= Mogus Wolde Mikael =

Eritrean military officer (died 1977)

Captain Mogus Wolde Mikael (died 3 February 1977) was an Eritrean military officer who was a member of the Derg, the military junta that ruled Ethiopia.

== Biography ==
Following the Derg's assumption of power over Ethiopia in 1974, Mogus, who was a Major at the time, became the chairman of the Derg's Social and Economic Affairs Committee.

A member of the faction opposed to Lieutenant Colonel Mengistu Haile Mariam, Mogus was appointed to chair a committee to reorganize the Derg. This committee proposed a new structure which included: a Congress which included all of the members of the Derg, to act as its legislature; a Standing Committee of 17 members, to act as its executive; a group of 40 members who act as a go-between, which Rene LaFort believes was "established, so it seems, to calm the fears of the other ranks in the Derg who had always been afraid of being edged out of power"; and a detailed enumeration of the powers of the two Vice-Chairmen of the Derg. After the adoption of this proposal, Captain Mogus became chairman of the Political Affairs Committee of the Derg, a key position; his ally, Captain Almayahu Haile became Secretary-General, "a post with such ill-defined limits that it could confer vast powers.".

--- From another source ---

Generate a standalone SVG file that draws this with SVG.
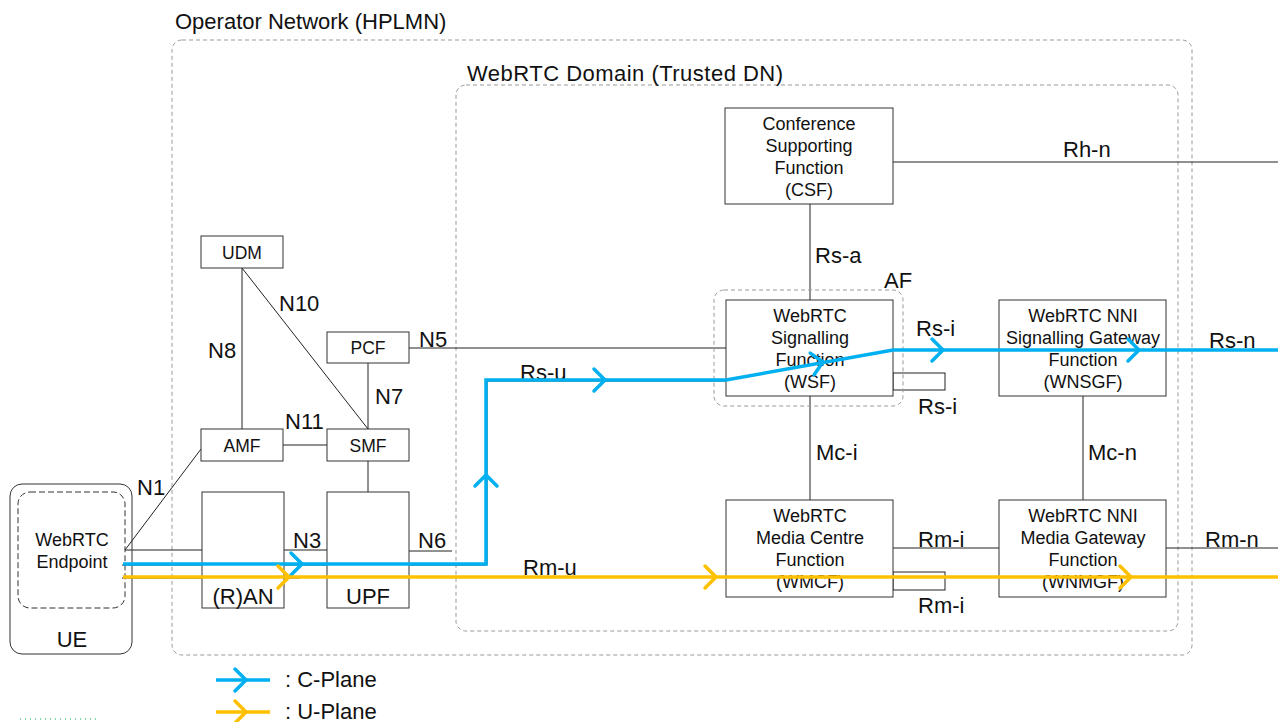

If it was not clear by this point to Mengistu that he was being squeezed out of power, after a mass rally in Revolution Square in Addis Ababa (better known by its older name, Meskel Square, which was later restored after Mengistu's fall), when General Tafari Benti gave a speech for reconciliation between the various revolutionary factions, he was flanked by Captains Almayahu Haile and Mogus. "The absence of Mengistu and Atnafu eloquently testified to their violent disagreement" with the content of this speech.

At a February 1977 meeting between Mengistu and his opponents, that included not only Mogus but chairman General Tafari Benti and a number of leading members of the Derg, military soldiers under the command of Lieutenant Colonel Daniel Asfaw rounded up and arrested him along with other Derg members suspected of conspiring with EPRP. They were summarily executed after a short while. Mengistu afterwards broadcast on Radio Ethiopia that Mogus and his dead compatriots had attempted a "fascist coup d'etat in the capital identical to what had taken place in Chile", and labeling them "fifth columnists" of the Ethiopian Democratic Union and Ethiopian People's Revolutionary Party rebel groups.